The leaders of the two recent coups in Mali have been granted amnesty by the country’s interim parliament. This means that Colonel Assimi Goïta and other army officers, who were involved in overthrowing President Ibrahim Keïta in August last year and interim president, Bah Ndaw, in May this year, will not face prosecution. The motion was reportedly passed by an overwhelming majority of Mali’s National Transitional Council.

Col Goïta has also said that he will respect the February 2022 deadline for civilian elections, set by the previous interim government. Ghana’s Foreign Minister Shirley Ayorkor Botchwey in May told reporters that the Economic Community of West African States (ECOWAS) had called on Mali to nominate a new civilian prime minister immediately, to adhere to an 18-month transition period and to hold a presidential election next February.

Leaders of Ecowas to this extent put pressure by suspending Mali’s membership from the bloc following the May military coup, which was the second in nine months.

About May’s Coup

Former junta leader Col Goïta declared himself the country’s transitional president in May, after stripping interim President Bah Ndaw and acting Prime Minister Moctar Ouane of their powers. The two ousted leaders were days later freed from military detention, where they had been held since the coup. Additionally, Mali’s constitutional court named Col Goïta, as its transitional president in May two days after the military take-over.

Before May’s military take-over, the two leaders had been leading an interim government which took power after another military coup last August. Col Goïta was also the leader behind the first coup last August, which saw the elected President Ibrahim Boubacar Keïta forced out of office.

Reports indicated that the seizure of power in May came after a cabinet reshuffle which Col Goïta complained he was not consulted about. Two army officers involved in the previous coup had also lost their jobs in the reshuffle. Col Goïta also claimed that President Ndaw and his Prime Minister had failed in their duties and were seeking to sabotage the country’s transition; the two were arrested hours after the reshuffle and forced to resign their positions while in detention.

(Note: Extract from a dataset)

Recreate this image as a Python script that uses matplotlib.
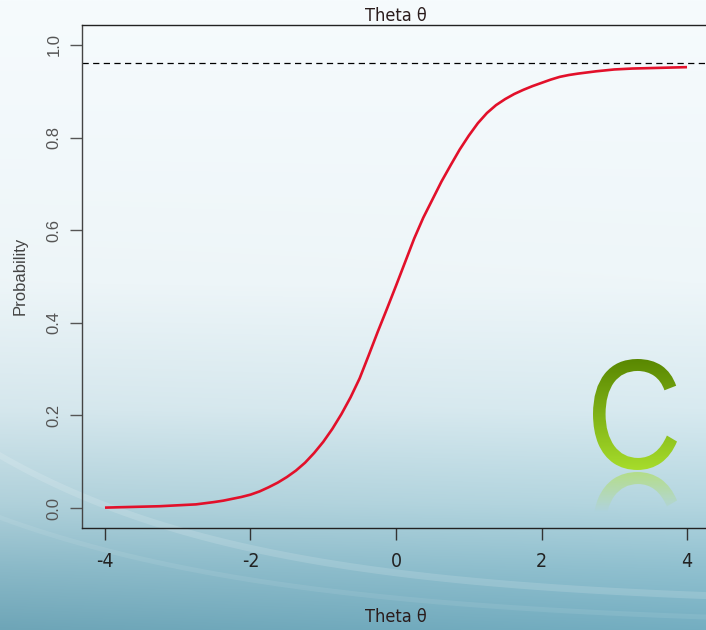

The release of the former interim president had also been requested by the UN, the African Union, the Economic Community of West African States (Ecowas), the EU and the US. Ecowas has been insisting on civilian rule to be upheld in Mali and to this extent, last year it threatened sanctions unless a caretaker government under civilian leadership took over from the military. It is said that the stability of Mali is critical if West Africa is to hold back terrorist activities in the region.